**What is required**
Return the listing below verbatim. Pictures do not belong in the copy.

**Provided data**
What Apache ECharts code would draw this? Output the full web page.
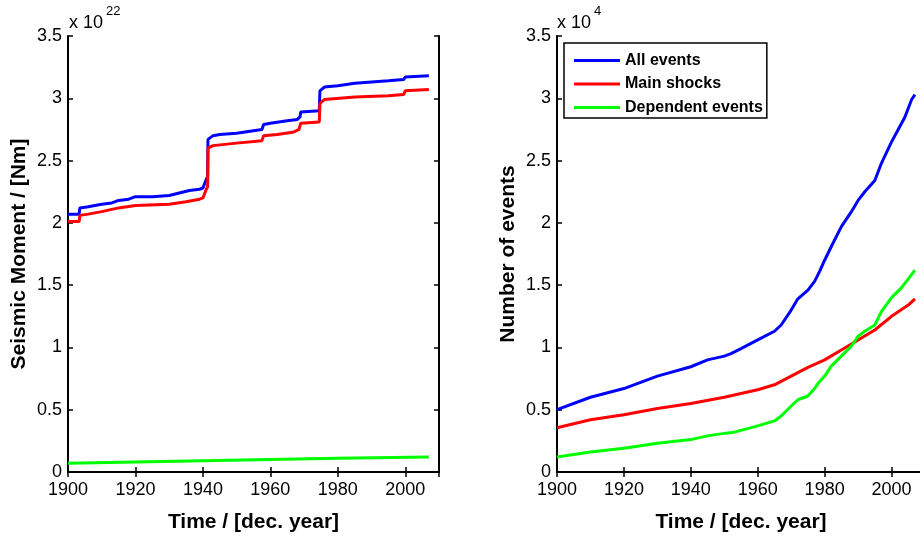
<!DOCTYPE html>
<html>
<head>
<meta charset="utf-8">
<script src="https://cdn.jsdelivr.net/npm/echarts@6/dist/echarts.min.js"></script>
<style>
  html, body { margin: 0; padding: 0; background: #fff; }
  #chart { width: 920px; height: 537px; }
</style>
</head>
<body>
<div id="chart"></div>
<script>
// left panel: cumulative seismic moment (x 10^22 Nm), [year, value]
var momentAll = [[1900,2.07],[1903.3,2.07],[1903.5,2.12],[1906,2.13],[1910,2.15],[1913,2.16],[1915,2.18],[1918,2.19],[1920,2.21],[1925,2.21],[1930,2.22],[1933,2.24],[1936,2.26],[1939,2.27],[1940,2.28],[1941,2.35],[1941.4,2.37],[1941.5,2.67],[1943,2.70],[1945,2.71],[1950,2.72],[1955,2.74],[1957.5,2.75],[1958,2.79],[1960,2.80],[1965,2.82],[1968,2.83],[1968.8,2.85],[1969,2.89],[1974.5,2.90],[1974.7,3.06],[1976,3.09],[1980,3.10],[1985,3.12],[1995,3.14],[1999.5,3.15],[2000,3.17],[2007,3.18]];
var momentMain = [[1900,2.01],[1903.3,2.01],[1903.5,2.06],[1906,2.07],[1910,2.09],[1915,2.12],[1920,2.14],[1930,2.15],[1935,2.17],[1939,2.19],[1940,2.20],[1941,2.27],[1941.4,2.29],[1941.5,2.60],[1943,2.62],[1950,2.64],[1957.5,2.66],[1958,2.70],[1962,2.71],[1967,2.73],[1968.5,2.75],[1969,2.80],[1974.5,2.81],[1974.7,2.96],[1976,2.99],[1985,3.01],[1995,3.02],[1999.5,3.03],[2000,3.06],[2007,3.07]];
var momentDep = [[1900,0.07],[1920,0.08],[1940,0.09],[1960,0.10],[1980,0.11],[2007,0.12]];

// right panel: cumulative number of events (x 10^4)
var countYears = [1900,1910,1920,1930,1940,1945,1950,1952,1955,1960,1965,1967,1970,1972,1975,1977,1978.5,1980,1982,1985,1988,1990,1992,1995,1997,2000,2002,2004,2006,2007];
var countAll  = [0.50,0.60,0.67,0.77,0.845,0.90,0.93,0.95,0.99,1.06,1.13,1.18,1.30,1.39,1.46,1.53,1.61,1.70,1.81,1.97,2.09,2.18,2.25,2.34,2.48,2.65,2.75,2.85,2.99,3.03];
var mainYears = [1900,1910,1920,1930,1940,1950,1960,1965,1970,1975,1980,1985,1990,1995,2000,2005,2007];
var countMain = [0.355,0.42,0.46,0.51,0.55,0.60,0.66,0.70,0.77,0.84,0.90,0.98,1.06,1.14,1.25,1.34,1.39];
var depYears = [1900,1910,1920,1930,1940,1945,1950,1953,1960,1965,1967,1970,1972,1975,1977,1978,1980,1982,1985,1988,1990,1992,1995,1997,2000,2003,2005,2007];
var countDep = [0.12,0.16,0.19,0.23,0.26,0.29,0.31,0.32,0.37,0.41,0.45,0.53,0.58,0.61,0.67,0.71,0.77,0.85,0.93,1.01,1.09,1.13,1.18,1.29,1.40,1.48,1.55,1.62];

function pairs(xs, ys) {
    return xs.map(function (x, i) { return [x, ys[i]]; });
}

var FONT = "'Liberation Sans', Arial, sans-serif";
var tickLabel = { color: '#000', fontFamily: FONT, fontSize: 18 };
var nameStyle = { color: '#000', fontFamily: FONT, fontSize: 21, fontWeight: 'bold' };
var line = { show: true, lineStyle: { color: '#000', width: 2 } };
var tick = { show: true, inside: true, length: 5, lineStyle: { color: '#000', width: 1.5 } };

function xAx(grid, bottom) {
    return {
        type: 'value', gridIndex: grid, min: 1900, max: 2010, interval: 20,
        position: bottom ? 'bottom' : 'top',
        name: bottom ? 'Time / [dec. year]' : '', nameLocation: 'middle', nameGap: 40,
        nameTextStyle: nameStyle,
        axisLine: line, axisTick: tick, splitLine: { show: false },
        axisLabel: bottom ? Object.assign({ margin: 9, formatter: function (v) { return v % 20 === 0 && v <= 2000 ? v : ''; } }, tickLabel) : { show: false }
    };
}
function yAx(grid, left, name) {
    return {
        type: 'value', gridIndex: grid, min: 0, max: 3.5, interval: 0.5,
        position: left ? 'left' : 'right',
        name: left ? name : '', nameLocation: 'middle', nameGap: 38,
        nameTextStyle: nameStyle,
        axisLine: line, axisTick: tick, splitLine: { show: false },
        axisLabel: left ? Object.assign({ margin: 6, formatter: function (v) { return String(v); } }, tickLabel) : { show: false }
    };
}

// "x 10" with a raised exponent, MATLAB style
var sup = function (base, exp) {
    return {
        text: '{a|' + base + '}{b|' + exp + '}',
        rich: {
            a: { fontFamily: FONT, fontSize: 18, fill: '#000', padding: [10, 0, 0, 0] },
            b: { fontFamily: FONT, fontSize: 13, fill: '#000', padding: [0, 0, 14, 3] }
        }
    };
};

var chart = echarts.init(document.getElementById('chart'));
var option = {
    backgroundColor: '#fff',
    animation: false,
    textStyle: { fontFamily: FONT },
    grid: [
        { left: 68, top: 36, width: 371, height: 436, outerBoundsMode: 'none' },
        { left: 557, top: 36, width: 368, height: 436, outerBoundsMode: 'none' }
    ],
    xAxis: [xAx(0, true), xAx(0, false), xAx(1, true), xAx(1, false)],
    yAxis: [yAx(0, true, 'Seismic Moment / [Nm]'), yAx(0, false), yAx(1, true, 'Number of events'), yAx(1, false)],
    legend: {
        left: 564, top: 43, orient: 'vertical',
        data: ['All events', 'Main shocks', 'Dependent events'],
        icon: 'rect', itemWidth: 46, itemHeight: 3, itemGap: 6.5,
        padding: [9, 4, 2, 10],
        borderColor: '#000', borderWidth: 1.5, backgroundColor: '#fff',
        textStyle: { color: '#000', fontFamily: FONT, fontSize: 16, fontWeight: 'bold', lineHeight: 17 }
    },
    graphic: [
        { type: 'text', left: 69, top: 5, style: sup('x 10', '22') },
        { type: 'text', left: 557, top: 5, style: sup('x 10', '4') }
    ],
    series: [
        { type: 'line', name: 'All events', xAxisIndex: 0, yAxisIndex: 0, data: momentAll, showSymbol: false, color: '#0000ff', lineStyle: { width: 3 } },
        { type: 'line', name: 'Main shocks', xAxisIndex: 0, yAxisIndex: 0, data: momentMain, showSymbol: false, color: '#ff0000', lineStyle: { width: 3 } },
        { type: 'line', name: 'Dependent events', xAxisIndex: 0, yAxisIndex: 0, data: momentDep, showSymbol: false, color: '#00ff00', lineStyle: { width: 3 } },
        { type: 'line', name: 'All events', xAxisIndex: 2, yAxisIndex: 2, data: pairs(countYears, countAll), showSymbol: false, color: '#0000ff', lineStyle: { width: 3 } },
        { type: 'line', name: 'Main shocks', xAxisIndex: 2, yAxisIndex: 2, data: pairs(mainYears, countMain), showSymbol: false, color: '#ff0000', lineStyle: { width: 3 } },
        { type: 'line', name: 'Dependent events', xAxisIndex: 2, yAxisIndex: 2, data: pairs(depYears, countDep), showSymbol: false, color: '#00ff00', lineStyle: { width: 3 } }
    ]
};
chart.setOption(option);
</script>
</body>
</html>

**Finished exercise**
What Apache ECharts code would draw this? Output the full web page.
<!DOCTYPE html>
<html>
<head>
<meta charset="utf-8">
<script src="https://cdn.jsdelivr.net/npm/echarts@6/dist/echarts.min.js"></script>
<style>
  html, body { margin: 0; padding: 0; background: #fff; }
  #chart { width: 920px; height: 537px; }
</style>
</head>
<body>
<div id="chart"></div>
<script>
// left panel: cumulative seismic moment (x 10^22 Nm), [year, value]
var momentAll = [[1900,2.07],[1903.3,2.07],[1903.5,2.12],[1906,2.13],[1910,2.15],[1913,2.16],[1915,2.18],[1918,2.19],[1920,2.21],[1925,2.21],[1930,2.22],[1933,2.24],[1936,2.26],[1939,2.27],[1940,2.28],[1941,2.35],[1941.4,2.37],[1941.5,2.67],[1943,2.70],[1945,2.71],[1950,2.72],[1955,2.74],[1957.5,2.75],[1958,2.79],[1960,2.80],[1965,2.82],[1968,2.83],[1968.8,2.85],[1969,2.89],[1974.5,2.90],[1974.7,3.06],[1976,3.09],[1980,3.10],[1985,3.12],[1995,3.14],[1999.5,3.15],[2000,3.17],[2007,3.18]];
var momentMain = [[1900,2.01],[1903.3,2.01],[1903.5,2.06],[1906,2.07],[1910,2.09],[1915,2.12],[1920,2.14],[1930,2.15],[1935,2.17],[1939,2.19],[1940,2.20],[1941,2.27],[1941.4,2.29],[1941.5,2.60],[1943,2.62],[1950,2.64],[1957.5,2.66],[1958,2.70],[1962,2.71],[1967,2.73],[1968.5,2.75],[1969,2.80],[1974.5,2.81],[1974.7,2.96],[1976,2.99],[1985,3.01],[1995,3.02],[1999.5,3.03],[2000,3.06],[2007,3.07]];
var momentDep = [[1900,0.07],[1920,0.08],[1940,0.09],[1960,0.10],[1980,0.11],[2007,0.12]];

// right panel: cumulative number of events (x 10^4)
var countYears = [1900,1910,1920,1930,1940,1945,1950,1952,1955,1960,1965,1967,1970,1972,1975,1977,1978.5,1980,1982,1985,1988,1990,1992,1995,1997,2000,2002,2004,2006,2007];
var countAll  = [0.50,0.60,0.67,0.77,0.845,0.90,0.93,0.95,0.99,1.06,1.13,1.18,1.30,1.39,1.46,1.53,1.61,1.70,1.81,1.97,2.09,2.18,2.25,2.34,2.48,2.65,2.75,2.85,2.99,3.03];
var mainYears = [1900,1910,1920,1930,1940,1950,1960,1965,1970,1975,1980,1985,1990,1995,2000,2005,2007];
var countMain = [0.355,0.42,0.46,0.51,0.55,0.60,0.66,0.70,0.77,0.84,0.90,0.98,1.06,1.14,1.25,1.34,1.39];
var depYears = [1900,1910,1920,1930,1940,1945,1950,1953,1960,1965,1967,1970,1972,1975,1977,1978,1980,1982,1985,1988,1990,1992,1995,1997,2000,2003,2005,2007];
var countDep = [0.12,0.16,0.19,0.23,0.26,0.29,0.31,0.32,0.37,0.41,0.45,0.53,0.58,0.61,0.67,0.71,0.77,0.85,0.93,1.01,1.09,1.13,1.18,1.29,1.40,1.48,1.55,1.62];

function pairs(xs, ys) {
    return xs.map(function (x, i) { return [x, ys[i]]; });
}

var FONT = "'Liberation Sans', Arial, sans-serif";
var tickLabel = { color: '#000', fontFamily: FONT, fontSize: 18 };
var nameStyle = { color: '#000', fontFamily: FONT, fontSize: 21, fontWeight: 'bold' };
var line = { show: true, lineStyle: { color: '#000', width: 2 } };
var tick = { show: true, inside: true, length: 5, lineStyle: { color: '#000', width: 1.5 } };

function xAx(grid, bottom) {
    return {
        type: 'value', gridIndex: grid, min: 1900, max: 2010, interval: 20,
        position: bottom ? 'bottom' : 'top',
        name: bottom ? 'Time / [dec. year]' : '', nameLocation: 'middle', nameGap: 40,
        nameTextStyle: nameStyle,
        axisLine: line, axisTick: tick, splitLine: { show: false },
        axisLabel: bottom ? Object.assign({ margin: 9, formatter: function (v) { return v % 20 === 0 && v <= 2000 ? v : ''; } }, tickLabel) : { show: false }
    };
}
function yAx(grid, left, name) {
    return {
        type: 'value', gridIndex: grid, min: 0, max: 3.5, interval: 0.5,
        position: left ? 'left' : 'right',
        name: left ? name : '', nameLocation: 'middle', nameGap: 38,
        nameTextStyle: nameStyle,
        axisLine: line, axisTick: tick, splitLine: { show: false },
        axisLabel: left ? Object.assign({ margin: 6, formatter: function (v) { return String(v); } }, tickLabel) : { show: false }
    };
}

// "x 10" with a raised exponent, MATLAB style
var sup = function (base, exp) {
    return {
        text: '{a|' + base + '}{b|' + exp + '}',
        rich: {
            a: { fontFamily: FONT, fontSize: 18, fill: '#000', padding: [10, 0, 0, 0] },
            b: { fontFamily: FONT, fontSize: 13, fill: '#000', padding: [0, 0, 14, 3] }
        }
    };
};

var chart = echarts.init(document.getElementById('chart'));
var option = {
    backgroundColor: '#fff',
    animation: false,
    textStyle: { fontFamily: FONT },
    grid: [
        { left: 68, top: 36, width: 371, height: 436, outerBoundsMode: 'none' },
        { left: 557, top: 36, width: 368, height: 436, outerBoundsMode: 'none' }
    ],
    xAxis: [xAx(0, true), xAx(0, false), xAx(1, true), xAx(1, false)],
    yAxis: [yAx(0, true, 'Seismic Moment / [Nm]'), yAx(0, false), yAx(1, true, 'Number of events'), yAx(1, false)],
    legend: {
        left: 564, top: 43, orient: 'vertical',
        data: ['All events', 'Main shocks', 'Dependent events'],
        icon: 'rect', itemWidth: 46, itemHeight: 3, itemGap: 6.5,
        padding: [9, 4, 2, 10],
        borderColor: '#000', borderWidth: 1.5, backgroundColor: '#fff',
        textStyle: { color: '#000', fontFamily: FONT, fontSize: 16, fontWeight: 'bold', lineHeight: 17 }
    },
    graphic: [
        { type: 'text', left: 69, top: 5, style: sup('x 10', '22') },
        { type: 'text', left: 557, top: 5, style: sup('x 10', '4') }
    ],
    series: [
        { type: 'line', name: 'All events', xAxisIndex: 0, yAxisIndex: 0, data: momentAll, showSymbol: false, color: '#0000ff', lineStyle: { width: 3 } },
        { type: 'line', name: 'Main shocks', xAxisIndex: 0, yAxisIndex: 0, data: momentMain, showSymbol: false, color: '#ff0000', lineStyle: { width: 3 } },
        { type: 'line', name: 'Dependent events', xAxisIndex: 0, yAxisIndex: 0, data: momentDep, showSymbol: false, color: '#00ff00', lineStyle: { width: 3 } },
        { type: 'line', name: 'All events', xAxisIndex: 2, yAxisIndex: 2, data: pairs(countYears, countAll), showSymbol: false, color: '#0000ff', lineStyle: { width: 3 } },
        { type: 'line', name: 'Main shocks', xAxisIndex: 2, yAxisIndex: 2, data: pairs(mainYears, countMain), showSymbol: false, color: '#ff0000', lineStyle: { width: 3 } },
        { type: 'line', name: 'Dependent events', xAxisIndex: 2, yAxisIndex: 2, data: pairs(depYears, countDep), showSymbol: false, color: '#00ff00', lineStyle: { width: 3 } }
    ]
};
chart.setOption(option);
</script>
</body>
</html>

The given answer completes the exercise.